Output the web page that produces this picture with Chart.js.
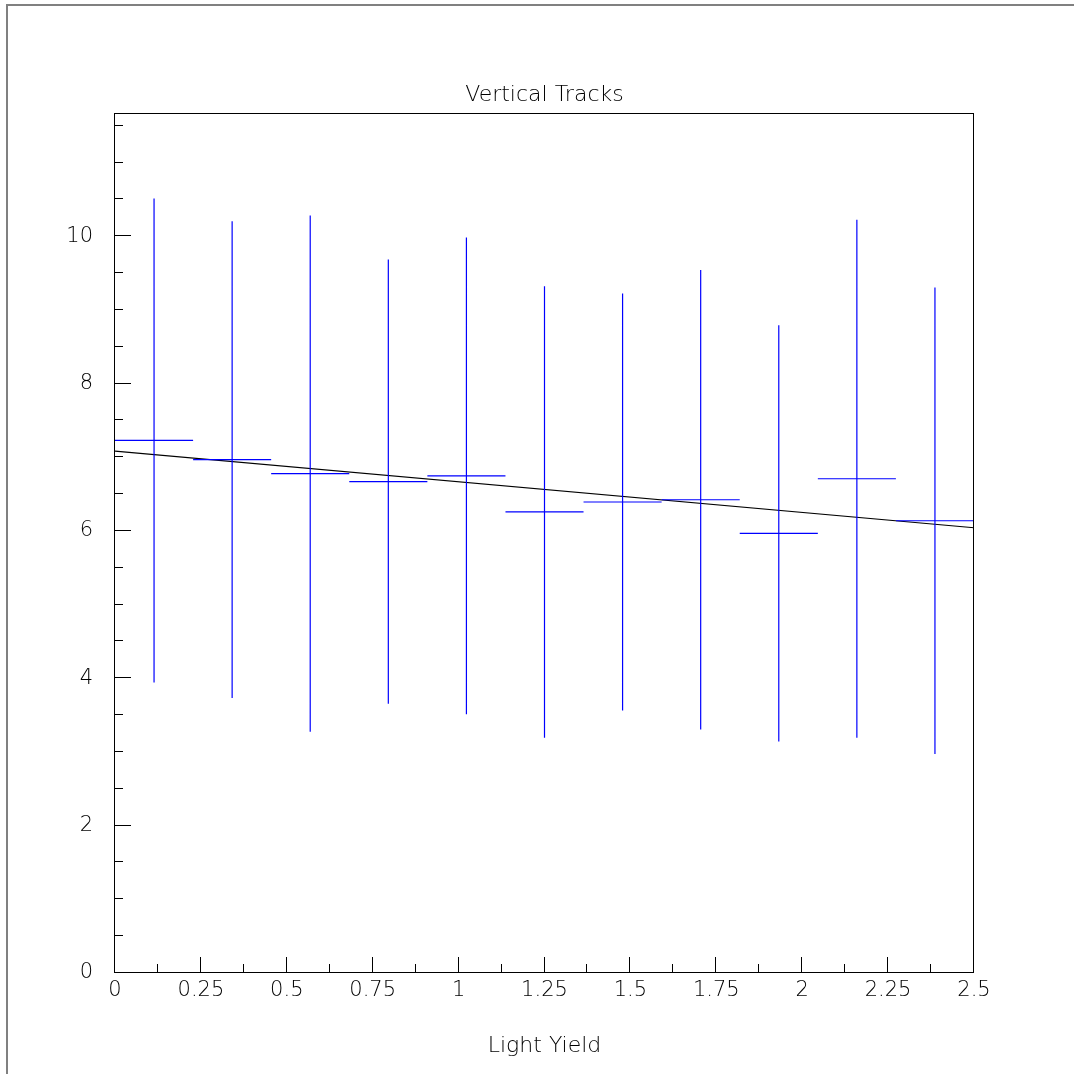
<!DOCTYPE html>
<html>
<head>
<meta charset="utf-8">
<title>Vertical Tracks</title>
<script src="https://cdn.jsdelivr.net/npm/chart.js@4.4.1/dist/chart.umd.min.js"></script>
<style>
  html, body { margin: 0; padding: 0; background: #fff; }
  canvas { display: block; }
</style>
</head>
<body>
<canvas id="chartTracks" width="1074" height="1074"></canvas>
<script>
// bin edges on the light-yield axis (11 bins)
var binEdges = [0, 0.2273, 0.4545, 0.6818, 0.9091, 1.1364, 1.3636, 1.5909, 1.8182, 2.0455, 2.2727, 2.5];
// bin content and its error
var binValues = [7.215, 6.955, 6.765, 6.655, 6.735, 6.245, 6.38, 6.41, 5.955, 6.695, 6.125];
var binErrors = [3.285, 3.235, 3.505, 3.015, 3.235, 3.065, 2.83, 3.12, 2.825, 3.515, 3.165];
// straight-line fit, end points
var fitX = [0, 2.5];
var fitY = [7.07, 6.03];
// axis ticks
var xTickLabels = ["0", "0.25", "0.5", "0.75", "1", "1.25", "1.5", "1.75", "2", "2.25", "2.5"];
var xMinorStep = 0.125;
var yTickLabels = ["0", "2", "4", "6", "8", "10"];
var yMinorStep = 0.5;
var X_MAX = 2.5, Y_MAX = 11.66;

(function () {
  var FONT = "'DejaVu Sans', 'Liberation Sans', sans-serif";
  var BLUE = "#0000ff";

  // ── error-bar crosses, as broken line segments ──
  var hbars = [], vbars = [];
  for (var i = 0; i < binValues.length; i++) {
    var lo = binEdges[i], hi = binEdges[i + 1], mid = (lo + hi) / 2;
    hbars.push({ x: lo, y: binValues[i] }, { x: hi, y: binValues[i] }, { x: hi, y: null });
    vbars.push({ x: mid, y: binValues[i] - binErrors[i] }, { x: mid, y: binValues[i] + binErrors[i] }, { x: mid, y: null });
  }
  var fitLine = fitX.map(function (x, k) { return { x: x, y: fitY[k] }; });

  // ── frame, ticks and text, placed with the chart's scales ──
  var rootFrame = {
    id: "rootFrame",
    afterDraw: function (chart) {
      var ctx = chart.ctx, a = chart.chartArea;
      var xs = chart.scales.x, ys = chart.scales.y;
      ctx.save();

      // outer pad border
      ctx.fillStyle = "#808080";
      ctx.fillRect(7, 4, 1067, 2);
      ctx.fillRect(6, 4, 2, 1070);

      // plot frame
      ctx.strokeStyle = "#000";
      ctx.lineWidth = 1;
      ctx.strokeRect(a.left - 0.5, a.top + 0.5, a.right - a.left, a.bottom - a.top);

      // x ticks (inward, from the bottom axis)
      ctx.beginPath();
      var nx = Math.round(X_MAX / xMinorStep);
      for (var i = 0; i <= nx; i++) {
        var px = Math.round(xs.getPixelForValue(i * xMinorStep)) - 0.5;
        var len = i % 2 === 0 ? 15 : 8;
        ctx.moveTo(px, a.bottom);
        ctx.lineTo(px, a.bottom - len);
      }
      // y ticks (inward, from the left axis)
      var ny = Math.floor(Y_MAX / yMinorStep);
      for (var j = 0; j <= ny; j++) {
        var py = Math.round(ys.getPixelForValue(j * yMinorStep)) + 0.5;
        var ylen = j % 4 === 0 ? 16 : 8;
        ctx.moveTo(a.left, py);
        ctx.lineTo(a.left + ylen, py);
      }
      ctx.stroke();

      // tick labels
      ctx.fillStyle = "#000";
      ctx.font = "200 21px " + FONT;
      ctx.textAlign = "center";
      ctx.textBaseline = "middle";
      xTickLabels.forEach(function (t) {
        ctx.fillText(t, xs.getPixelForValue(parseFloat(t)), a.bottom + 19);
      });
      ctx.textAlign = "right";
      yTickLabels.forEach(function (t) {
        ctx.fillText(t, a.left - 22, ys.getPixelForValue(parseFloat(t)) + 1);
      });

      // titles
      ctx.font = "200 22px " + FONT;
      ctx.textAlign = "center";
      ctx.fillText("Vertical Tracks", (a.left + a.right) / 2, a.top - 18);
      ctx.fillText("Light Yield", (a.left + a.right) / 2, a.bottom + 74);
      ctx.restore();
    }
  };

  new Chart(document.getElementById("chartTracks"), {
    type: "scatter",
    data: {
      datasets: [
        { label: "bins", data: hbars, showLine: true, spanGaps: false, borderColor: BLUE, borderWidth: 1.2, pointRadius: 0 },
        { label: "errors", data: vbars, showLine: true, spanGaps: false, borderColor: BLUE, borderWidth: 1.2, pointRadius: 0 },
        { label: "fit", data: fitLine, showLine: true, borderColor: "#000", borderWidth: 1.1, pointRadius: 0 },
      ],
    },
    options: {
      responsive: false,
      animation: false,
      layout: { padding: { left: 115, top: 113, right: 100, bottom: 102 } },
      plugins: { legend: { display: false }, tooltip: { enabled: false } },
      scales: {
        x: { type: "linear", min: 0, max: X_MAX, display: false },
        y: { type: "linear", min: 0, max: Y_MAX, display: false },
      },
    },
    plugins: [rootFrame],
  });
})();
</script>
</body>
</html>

::::

Quote everything in the listing above exactly; pictures are the only thing to omit.

EXERCISE RESPONSE
Output the web page that produces this picture with Chart.js.
<!DOCTYPE html>
<html>
<head>
<meta charset="utf-8">
<title>Vertical Tracks</title>
<script src="https://cdn.jsdelivr.net/npm/chart.js@4.4.1/dist/chart.umd.min.js"></script>
<style>
  html, body { margin: 0; padding: 0; background: #fff; }
  canvas { display: block; }
</style>
</head>
<body>
<canvas id="chartTracks" width="1074" height="1074"></canvas>
<script>
// bin edges on the light-yield axis (11 bins)
var binEdges = [0, 0.2273, 0.4545, 0.6818, 0.9091, 1.1364, 1.3636, 1.5909, 1.8182, 2.0455, 2.2727, 2.5];
// bin content and its error
var binValues = [7.215, 6.955, 6.765, 6.655, 6.735, 6.245, 6.38, 6.41, 5.955, 6.695, 6.125];
var binErrors = [3.285, 3.235, 3.505, 3.015, 3.235, 3.065, 2.83, 3.12, 2.825, 3.515, 3.165];
// straight-line fit, end points
var fitX = [0, 2.5];
var fitY = [7.07, 6.03];
// axis ticks
var xTickLabels = ["0", "0.25", "0.5", "0.75", "1", "1.25", "1.5", "1.75", "2", "2.25", "2.5"];
var xMinorStep = 0.125;
var yTickLabels = ["0", "2", "4", "6", "8", "10"];
var yMinorStep = 0.5;
var X_MAX = 2.5, Y_MAX = 11.66;

(function () {
  var FONT = "'DejaVu Sans', 'Liberation Sans', sans-serif";
  var BLUE = "#0000ff";

  // ── error-bar crosses, as broken line segments ──
  var hbars = [], vbars = [];
  for (var i = 0; i < binValues.length; i++) {
    var lo = binEdges[i], hi = binEdges[i + 1], mid = (lo + hi) / 2;
    hbars.push({ x: lo, y: binValues[i] }, { x: hi, y: binValues[i] }, { x: hi, y: null });
    vbars.push({ x: mid, y: binValues[i] - binErrors[i] }, { x: mid, y: binValues[i] + binErrors[i] }, { x: mid, y: null });
  }
  var fitLine = fitX.map(function (x, k) { return { x: x, y: fitY[k] }; });

  // ── frame, ticks and text, placed with the chart's scales ──
  var rootFrame = {
    id: "rootFrame",
    afterDraw: function (chart) {
      var ctx = chart.ctx, a = chart.chartArea;
      var xs = chart.scales.x, ys = chart.scales.y;
      ctx.save();

      // outer pad border
      ctx.fillStyle = "#808080";
      ctx.fillRect(7, 4, 1067, 2);
      ctx.fillRect(6, 4, 2, 1070);

      // plot frame
      ctx.strokeStyle = "#000";
      ctx.lineWidth = 1;
      ctx.strokeRect(a.left - 0.5, a.top + 0.5, a.right - a.left, a.bottom - a.top);

      // x ticks (inward, from the bottom axis)
      ctx.beginPath();
      var nx = Math.round(X_MAX / xMinorStep);
      for (var i = 0; i <= nx; i++) {
        var px = Math.round(xs.getPixelForValue(i * xMinorStep)) - 0.5;
        var len = i % 2 === 0 ? 15 : 8;
        ctx.moveTo(px, a.bottom);
        ctx.lineTo(px, a.bottom - len);
      }
      // y ticks (inward, from the left axis)
      var ny = Math.floor(Y_MAX / yMinorStep);
      for (var j = 0; j <= ny; j++) {
        var py = Math.round(ys.getPixelForValue(j * yMinorStep)) + 0.5;
        var ylen = j % 4 === 0 ? 16 : 8;
        ctx.moveTo(a.left, py);
        ctx.lineTo(a.left + ylen, py);
      }
      ctx.stroke();

      // tick labels
      ctx.fillStyle = "#000";
      ctx.font = "200 21px " + FONT;
      ctx.textAlign = "center";
      ctx.textBaseline = "middle";
      xTickLabels.forEach(function (t) {
        ctx.fillText(t, xs.getPixelForValue(parseFloat(t)), a.bottom + 19);
      });
      ctx.textAlign = "right";
      yTickLabels.forEach(function (t) {
        ctx.fillText(t, a.left - 22, ys.getPixelForValue(parseFloat(t)) + 1);
      });

      // titles
      ctx.font = "200 22px " + FONT;
      ctx.textAlign = "center";
      ctx.fillText("Vertical Tracks", (a.left + a.right) / 2, a.top - 18);
      ctx.fillText("Light Yield", (a.left + a.right) / 2, a.bottom + 74);
      ctx.restore();
    }
  };

  new Chart(document.getElementById("chartTracks"), {
    type: "scatter",
    data: {
      datasets: [
        { label: "bins", data: hbars, showLine: true, spanGaps: false, borderColor: BLUE, borderWidth: 1.2, pointRadius: 0 },
        { label: "errors", data: vbars, showLine: true, spanGaps: false, borderColor: BLUE, borderWidth: 1.2, pointRadius: 0 },
        { label: "fit", data: fitLine, showLine: true, borderColor: "#000", borderWidth: 1.1, pointRadius: 0 },
      ],
    },
    options: {
      responsive: false,
      animation: false,
      layout: { padding: { left: 115, top: 113, right: 100, bottom: 102 } },
      plugins: { legend: { display: false }, tooltip: { enabled: false } },
      scales: {
        x: { type: "linear", min: 0, max: X_MAX, display: false },
        y: { type: "linear", min: 0, max: Y_MAX, display: false },
      },
    },
    plugins: [rootFrame],
  });
})();
</script>
</body>
</html>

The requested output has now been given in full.